Speaker
Description
The Astro-rivelatore Gamma a Immagini LEggero (AGILE) has been a unique and successful space mission of the Italian Space Agency (ASI), with the programmatic and technical contribution of INAF and INFN. During almost 17 years of observations, since the launch on April 23, 2007 to the satellite re-entry on February 14, 2024, AGILE contributed to high-energy astrophysics, terrestrial and solar flare physics with many discoveries and detections. The First AGILE Solar Flare Catalog (A. Ursi et al., 2023) includes AGILE observations of solar flares, detected by the onboard anticoincidence system in the hard X-ray energy range, from
2007 May 1 to 2022 August 31. The catalog includes more than 5000 X-ray, minute-lasting events from 2007 and 2022, a significant number of which cross-related with the official GOES, RHESSI, and Fermi GBM
public lists of solar flares. On the other hand, this catalog reports more than 1400 "AGILE
only" events, not contained in the GOES official data set, which, after statistical comparisons, are compatible with low-intensity, short-duration solar flares. Besides providing a further data set of solar flares detected in the hard X-ray range, this study allowed to point out two main features: a longer persistence of the decay phase in the high-
energy regime, with respect to the soft X-rays, and a tendency of the flare maximum to be reached earlier in the soft X-rays with respect to the hard X-rays.
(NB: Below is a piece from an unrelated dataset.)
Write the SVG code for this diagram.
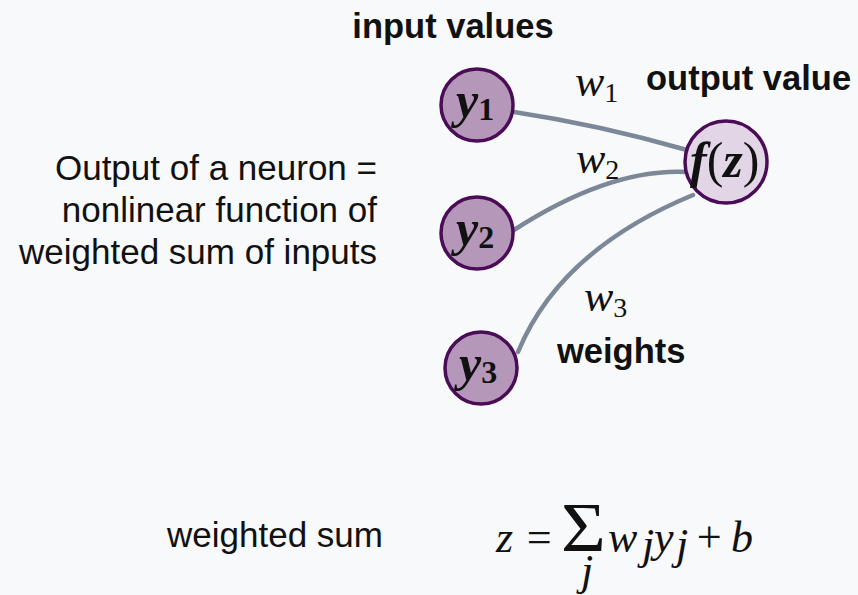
<svg xmlns="http://www.w3.org/2000/svg" width="858" height="595" viewBox="0 0 858 595">
<defs>
<style>
.bg{fill:#f8f9fa}
.in{fill:#b598b9;stroke:#4b0c57;stroke-width:3.5}
.out{fill:#e2d6e6;stroke:#4b0c57;stroke-width:3.5}
.edge{fill:none;stroke:#7c8798;stroke-width:4.5;stroke-linecap:round}
.b{font-family:"Liberation Sans",Arial,sans-serif;font-weight:bold;font-size:34.5px;fill:#111}
.t{font-family:"Liberation Sans",Arial,sans-serif;font-size:35px;fill:#111}
.m{font-family:"Liberation Serif","DejaVu Serif",serif;font-style:italic;font-size:44px;fill:#111}
.mb{font-family:"Liberation Serif","DejaVu Serif",serif;font-style:italic;font-weight:bold;font-size:50px;fill:#111}
.sub{font-size:32px;font-style:normal}
.s{font-size:28px;font-style:normal}
</style>
</defs>
<rect class="bg" width="858" height="595"/>
<g id="connectors">
<path class="edge" d="M514,112 Q600,125 687,150"/>
<path class="edge" d="M514,230 Q610,168 687,172"/>
<path class="edge" d="M518,352 Q560,250 693,195"/>
</g>
<g id="y1">
<circle class="in" cx="477" cy="105" r="36"/>
<text class="mb" x="456" y="117">y<tspan class="sub" dy="3">1</tspan></text>
</g>
<g id="y2">
<circle class="in" cx="477" cy="233" r="36"/>
<text class="mb" x="456" y="245">y<tspan class="sub" dy="3">2</tspan></text>
</g>
<g id="y3">
<circle class="in" cx="481" cy="368" r="36"/>
<text class="mb" x="459" y="380">y<tspan class="sub" dy="3">3</tspan></text>
</g>
<g id="fz">
<circle class="out" cx="726" cy="162" r="41"/>
<text class="mb" x="690" y="177" font-size="48">f<tspan font-style="normal" font-weight="normal">(</tspan>z<tspan font-style="normal" font-weight="normal">)</tspan></text>
</g>
<g id="labels">
<text class="b" x="453" y="38" text-anchor="middle">input values</text>
<text class="b" x="646" y="90">output value</text>
<text class="b" x="557" y="363">weights</text>
<text class="t" x="377" y="180" text-anchor="end">Output of a neuron =</text>
<text class="t" x="377" y="222" text-anchor="end">nonlinear function of</text>
<text class="t" x="377" y="264" text-anchor="end">weighted sum of inputs</text>
<text class="m" x="575" y="96">w<tspan class="s" dy="6">1</tspan></text>
<text class="m" x="576" y="173">w<tspan class="s" dy="6">2</tspan></text>
<text class="m" x="584" y="311">w<tspan class="s" dy="6">3</tspan></text>
<text class="t" x="167" y="547">weighted sum</text>
<text class="m" x="496" y="552">z</text>
<text class="m" x="524" y="552" font-style="normal">=</text>
<text transform="translate(561,551) scale(1.1,1)" font-family="'Liberation Serif',serif" font-size="70" fill="#111">Σ</text>
<text class="m" x="581" y="585" font-size="26">j</text>
<text class="m" x="608" y="552">w</text>
<text class="m" x="642" y="559" font-size="28">j</text>
<text class="m" x="654" y="552">y</text>
<text class="m" x="676" y="559" font-size="28">j</text>
<text class="m" x="694" y="552" font-style="normal">+</text>
<text class="m" x="731" y="552">b</text>
</g>
</svg>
Both these aspects support a two-phase acceleration mechanism of electrons in the solar atmosphere.
We provide an overview of a recent update of the AGILE solar flare events, including cross-correlation with a new solar flare catalogue (Archival Solar flaRes catalogue, M. Berretti et al., 2025), which allows us to identify the solar origin for the flares recorded by AGILE. This adds significant value to space weather research for the scientific community.